╭──
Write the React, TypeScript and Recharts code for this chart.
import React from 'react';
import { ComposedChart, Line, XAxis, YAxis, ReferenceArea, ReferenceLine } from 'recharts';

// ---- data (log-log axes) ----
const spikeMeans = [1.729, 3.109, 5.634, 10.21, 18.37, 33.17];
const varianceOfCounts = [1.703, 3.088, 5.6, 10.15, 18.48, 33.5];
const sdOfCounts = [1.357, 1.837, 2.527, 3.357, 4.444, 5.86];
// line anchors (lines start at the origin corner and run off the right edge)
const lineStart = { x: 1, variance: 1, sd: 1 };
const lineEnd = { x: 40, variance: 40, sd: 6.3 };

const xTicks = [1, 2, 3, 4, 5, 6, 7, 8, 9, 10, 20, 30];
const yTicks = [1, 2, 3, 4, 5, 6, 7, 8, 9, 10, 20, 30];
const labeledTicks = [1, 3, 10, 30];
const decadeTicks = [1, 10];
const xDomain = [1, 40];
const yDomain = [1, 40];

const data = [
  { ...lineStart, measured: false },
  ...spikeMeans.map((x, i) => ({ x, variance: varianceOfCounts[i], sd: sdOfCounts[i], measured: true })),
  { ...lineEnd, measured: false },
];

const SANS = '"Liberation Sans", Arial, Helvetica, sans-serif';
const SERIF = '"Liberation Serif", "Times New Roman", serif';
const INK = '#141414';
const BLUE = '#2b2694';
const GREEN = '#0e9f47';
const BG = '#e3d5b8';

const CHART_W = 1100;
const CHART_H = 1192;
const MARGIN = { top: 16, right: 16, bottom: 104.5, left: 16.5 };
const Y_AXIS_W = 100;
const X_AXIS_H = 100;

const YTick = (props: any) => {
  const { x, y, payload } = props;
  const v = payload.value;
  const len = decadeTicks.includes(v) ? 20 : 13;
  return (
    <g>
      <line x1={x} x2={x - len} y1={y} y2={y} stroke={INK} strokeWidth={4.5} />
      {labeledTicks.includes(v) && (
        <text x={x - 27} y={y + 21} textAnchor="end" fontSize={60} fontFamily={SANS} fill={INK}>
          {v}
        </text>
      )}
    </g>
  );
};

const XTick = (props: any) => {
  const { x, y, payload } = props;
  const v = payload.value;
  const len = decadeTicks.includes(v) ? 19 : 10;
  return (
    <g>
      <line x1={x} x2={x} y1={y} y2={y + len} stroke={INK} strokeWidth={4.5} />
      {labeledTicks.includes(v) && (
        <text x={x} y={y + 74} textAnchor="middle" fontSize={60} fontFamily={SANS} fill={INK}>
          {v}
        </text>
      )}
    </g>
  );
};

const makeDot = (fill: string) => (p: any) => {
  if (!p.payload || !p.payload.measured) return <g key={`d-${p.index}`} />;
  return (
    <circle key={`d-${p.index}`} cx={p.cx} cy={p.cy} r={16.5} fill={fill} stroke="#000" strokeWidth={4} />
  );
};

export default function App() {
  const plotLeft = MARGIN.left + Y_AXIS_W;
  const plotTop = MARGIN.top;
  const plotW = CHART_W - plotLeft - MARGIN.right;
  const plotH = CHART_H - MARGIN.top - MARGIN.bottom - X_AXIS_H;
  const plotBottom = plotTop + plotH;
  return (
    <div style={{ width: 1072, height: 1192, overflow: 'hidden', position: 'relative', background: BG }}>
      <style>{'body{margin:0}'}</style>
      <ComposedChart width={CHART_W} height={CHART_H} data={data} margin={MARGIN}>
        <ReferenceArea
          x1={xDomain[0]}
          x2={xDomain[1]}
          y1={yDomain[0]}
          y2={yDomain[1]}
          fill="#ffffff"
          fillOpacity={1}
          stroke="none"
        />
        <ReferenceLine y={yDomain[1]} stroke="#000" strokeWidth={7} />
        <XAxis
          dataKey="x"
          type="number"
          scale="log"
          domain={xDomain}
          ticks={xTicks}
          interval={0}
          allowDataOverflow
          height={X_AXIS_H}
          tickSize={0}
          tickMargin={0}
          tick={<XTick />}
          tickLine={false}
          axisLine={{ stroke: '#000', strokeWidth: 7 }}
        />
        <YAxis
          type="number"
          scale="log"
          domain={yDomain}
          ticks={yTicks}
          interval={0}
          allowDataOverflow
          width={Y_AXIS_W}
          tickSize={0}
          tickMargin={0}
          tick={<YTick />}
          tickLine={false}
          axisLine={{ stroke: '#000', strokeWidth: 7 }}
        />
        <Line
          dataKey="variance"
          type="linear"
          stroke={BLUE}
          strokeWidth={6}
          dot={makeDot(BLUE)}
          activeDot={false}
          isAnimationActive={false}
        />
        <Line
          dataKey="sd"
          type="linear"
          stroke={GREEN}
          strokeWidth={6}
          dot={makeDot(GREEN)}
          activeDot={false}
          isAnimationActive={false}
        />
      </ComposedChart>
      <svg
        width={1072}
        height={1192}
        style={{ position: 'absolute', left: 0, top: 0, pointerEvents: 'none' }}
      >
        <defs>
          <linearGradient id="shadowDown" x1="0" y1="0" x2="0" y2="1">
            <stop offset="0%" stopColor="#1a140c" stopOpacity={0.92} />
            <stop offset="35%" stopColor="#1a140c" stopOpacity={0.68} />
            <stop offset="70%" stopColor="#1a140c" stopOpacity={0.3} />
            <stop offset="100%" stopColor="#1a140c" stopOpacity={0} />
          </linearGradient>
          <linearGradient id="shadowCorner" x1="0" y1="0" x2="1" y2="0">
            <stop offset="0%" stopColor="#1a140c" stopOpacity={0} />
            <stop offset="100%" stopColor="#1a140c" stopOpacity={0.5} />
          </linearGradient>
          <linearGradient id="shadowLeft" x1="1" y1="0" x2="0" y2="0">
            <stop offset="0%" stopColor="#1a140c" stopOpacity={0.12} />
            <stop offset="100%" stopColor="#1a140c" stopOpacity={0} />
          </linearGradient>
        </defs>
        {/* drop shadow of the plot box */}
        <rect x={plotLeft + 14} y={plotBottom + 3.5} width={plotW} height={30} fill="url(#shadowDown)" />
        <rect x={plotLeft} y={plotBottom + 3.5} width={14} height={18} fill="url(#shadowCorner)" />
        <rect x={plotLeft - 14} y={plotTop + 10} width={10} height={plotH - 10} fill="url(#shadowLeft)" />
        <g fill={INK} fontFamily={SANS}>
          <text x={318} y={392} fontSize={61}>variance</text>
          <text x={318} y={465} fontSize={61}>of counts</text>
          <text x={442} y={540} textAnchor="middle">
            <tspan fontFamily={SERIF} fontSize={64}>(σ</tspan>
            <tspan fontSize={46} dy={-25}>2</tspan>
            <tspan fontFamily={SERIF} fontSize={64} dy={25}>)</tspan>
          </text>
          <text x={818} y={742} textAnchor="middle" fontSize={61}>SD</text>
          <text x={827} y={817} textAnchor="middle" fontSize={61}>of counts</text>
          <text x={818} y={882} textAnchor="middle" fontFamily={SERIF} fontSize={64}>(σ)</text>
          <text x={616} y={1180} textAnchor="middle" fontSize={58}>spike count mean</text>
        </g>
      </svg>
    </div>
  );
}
╰──
**To be done**
Your task is to repeat the data exactly; please include every line.

**Final result**
Write the React, TypeScript and Recharts code for this chart.
import React from 'react';
import { ComposedChart, Line, XAxis, YAxis, ReferenceArea, ReferenceLine } from 'recharts';

// ---- data (log-log axes) ----
const spikeMeans = [1.729, 3.109, 5.634, 10.21, 18.37, 33.17];
const varianceOfCounts = [1.703, 3.088, 5.6, 10.15, 18.48, 33.5];
const sdOfCounts = [1.357, 1.837, 2.527, 3.357, 4.444, 5.86];
// line anchors (lines start at the origin corner and run off the right edge)
const lineStart = { x: 1, variance: 1, sd: 1 };
const lineEnd = { x: 40, variance: 40, sd: 6.3 };

const xTicks = [1, 2, 3, 4, 5, 6, 7, 8, 9, 10, 20, 30];
const yTicks = [1, 2, 3, 4, 5, 6, 7, 8, 9, 10, 20, 30];
const labeledTicks = [1, 3, 10, 30];
const decadeTicks = [1, 10];
const xDomain = [1, 40];
const yDomain = [1, 40];

const data = [
  { ...lineStart, measured: false },
  ...spikeMeans.map((x, i) => ({ x, variance: varianceOfCounts[i], sd: sdOfCounts[i], measured: true })),
  { ...lineEnd, measured: false },
];

const SANS = '"Liberation Sans", Arial, Helvetica, sans-serif';
const SERIF = '"Liberation Serif", "Times New Roman", serif';
const INK = '#141414';
const BLUE = '#2b2694';
const GREEN = '#0e9f47';
const BG = '#e3d5b8';

const CHART_W = 1100;
const CHART_H = 1192;
const MARGIN = { top: 16, right: 16, bottom: 104.5, left: 16.5 };
const Y_AXIS_W = 100;
const X_AXIS_H = 100;

const YTick = (props: any) => {
  const { x, y, payload } = props;
  const v = payload.value;
  const len = decadeTicks.includes(v) ? 20 : 13;
  return (
    <g>
      <line x1={x} x2={x - len} y1={y} y2={y} stroke={INK} strokeWidth={4.5} />
      {labeledTicks.includes(v) && (
        <text x={x - 27} y={y + 21} textAnchor="end" fontSize={60} fontFamily={SANS} fill={INK}>
          {v}
        </text>
      )}
    </g>
  );
};

const XTick = (props: any) => {
  const { x, y, payload } = props;
  const v = payload.value;
  const len = decadeTicks.includes(v) ? 19 : 10;
  return (
    <g>
      <line x1={x} x2={x} y1={y} y2={y + len} stroke={INK} strokeWidth={4.5} />
      {labeledTicks.includes(v) && (
        <text x={x} y={y + 74} textAnchor="middle" fontSize={60} fontFamily={SANS} fill={INK}>
          {v}
        </text>
      )}
    </g>
  );
};

const makeDot = (fill: string) => (p: any) => {
  if (!p.payload || !p.payload.measured) return <g key={`d-${p.index}`} />;
  return (
    <circle key={`d-${p.index}`} cx={p.cx} cy={p.cy} r={16.5} fill={fill} stroke="#000" strokeWidth={4} />
  );
};

export default function App() {
  const plotLeft = MARGIN.left + Y_AXIS_W;
  const plotTop = MARGIN.top;
  const plotW = CHART_W - plotLeft - MARGIN.right;
  const plotH = CHART_H - MARGIN.top - MARGIN.bottom - X_AXIS_H;
  const plotBottom = plotTop + plotH;
  return (
    <div style={{ width: 1072, height: 1192, overflow: 'hidden', position: 'relative', background: BG }}>
      <style>{'body{margin:0}'}</style>
      <ComposedChart width={CHART_W} height={CHART_H} data={data} margin={MARGIN}>
        <ReferenceArea
          x1={xDomain[0]}
          x2={xDomain[1]}
          y1={yDomain[0]}
          y2={yDomain[1]}
          fill="#ffffff"
          fillOpacity={1}
          stroke="none"
        />
        <ReferenceLine y={yDomain[1]} stroke="#000" strokeWidth={7} />
        <XAxis
          dataKey="x"
          type="number"
          scale="log"
          domain={xDomain}
          ticks={xTicks}
          interval={0}
          allowDataOverflow
          height={X_AXIS_H}
          tickSize={0}
          tickMargin={0}
          tick={<XTick />}
          tickLine={false}
          axisLine={{ stroke: '#000', strokeWidth: 7 }}
        />
        <YAxis
          type="number"
          scale="log"
          domain={yDomain}
          ticks={yTicks}
          interval={0}
          allowDataOverflow
          width={Y_AXIS_W}
          tickSize={0}
          tickMargin={0}
          tick={<YTick />}
          tickLine={false}
          axisLine={{ stroke: '#000', strokeWidth: 7 }}
        />
        <Line
          dataKey="variance"
          type="linear"
          stroke={BLUE}
          strokeWidth={6}
          dot={makeDot(BLUE)}
          activeDot={false}
          isAnimationActive={false}
        />
        <Line
          dataKey="sd"
          type="linear"
          stroke={GREEN}
          strokeWidth={6}
          dot={makeDot(GREEN)}
          activeDot={false}
          isAnimationActive={false}
        />
      </ComposedChart>
      <svg
        width={1072}
        height={1192}
        style={{ position: 'absolute', left: 0, top: 0, pointerEvents: 'none' }}
      >
        <defs>
          <linearGradient id="shadowDown" x1="0" y1="0" x2="0" y2="1">
            <stop offset="0%" stopColor="#1a140c" stopOpacity={0.92} />
            <stop offset="35%" stopColor="#1a140c" stopOpacity={0.68} />
            <stop offset="70%" stopColor="#1a140c" stopOpacity={0.3} />
            <stop offset="100%" stopColor="#1a140c" stopOpacity={0} />
          </linearGradient>
          <linearGradient id="shadowCorner" x1="0" y1="0" x2="1" y2="0">
            <stop offset="0%" stopColor="#1a140c" stopOpacity={0} />
            <stop offset="100%" stopColor="#1a140c" stopOpacity={0.5} />
          </linearGradient>
          <linearGradient id="shadowLeft" x1="1" y1="0" x2="0" y2="0">
            <stop offset="0%" stopColor="#1a140c" stopOpacity={0.12} />
            <stop offset="100%" stopColor="#1a140c" stopOpacity={0} />
          </linearGradient>
        </defs>
        {/* drop shadow of the plot box */}
        <rect x={plotLeft + 14} y={plotBottom + 3.5} width={plotW} height={30} fill="url(#shadowDown)" />
        <rect x={plotLeft} y={plotBottom + 3.5} width={14} height={18} fill="url(#shadowCorner)" />
        <rect x={plotLeft - 14} y={plotTop + 10} width={10} height={plotH - 10} fill="url(#shadowLeft)" />
        <g fill={INK} fontFamily={SANS}>
          <text x={318} y={392} fontSize={61}>variance</text>
          <text x={318} y={465} fontSize={61}>of counts</text>
          <text x={442} y={540} textAnchor="middle">
            <tspan fontFamily={SERIF} fontSize={64}>(σ</tspan>
            <tspan fontSize={46} dy={-25}>2</tspan>
            <tspan fontFamily={SERIF} fontSize={64} dy={25}>)</tspan>
          </text>
          <text x={818} y={742} textAnchor="middle" fontSize={61}>SD</text>
          <text x={827} y={817} textAnchor="middle" fontSize={61}>of counts</text>
          <text x={818} y={882} textAnchor="middle" fontFamily={SERIF} fontSize={64}>(σ)</text>
          <text x={616} y={1180} textAnchor="middle" fontSize={58}>spike count mean</text>
        </g>
      </svg>
    </div>
  );
}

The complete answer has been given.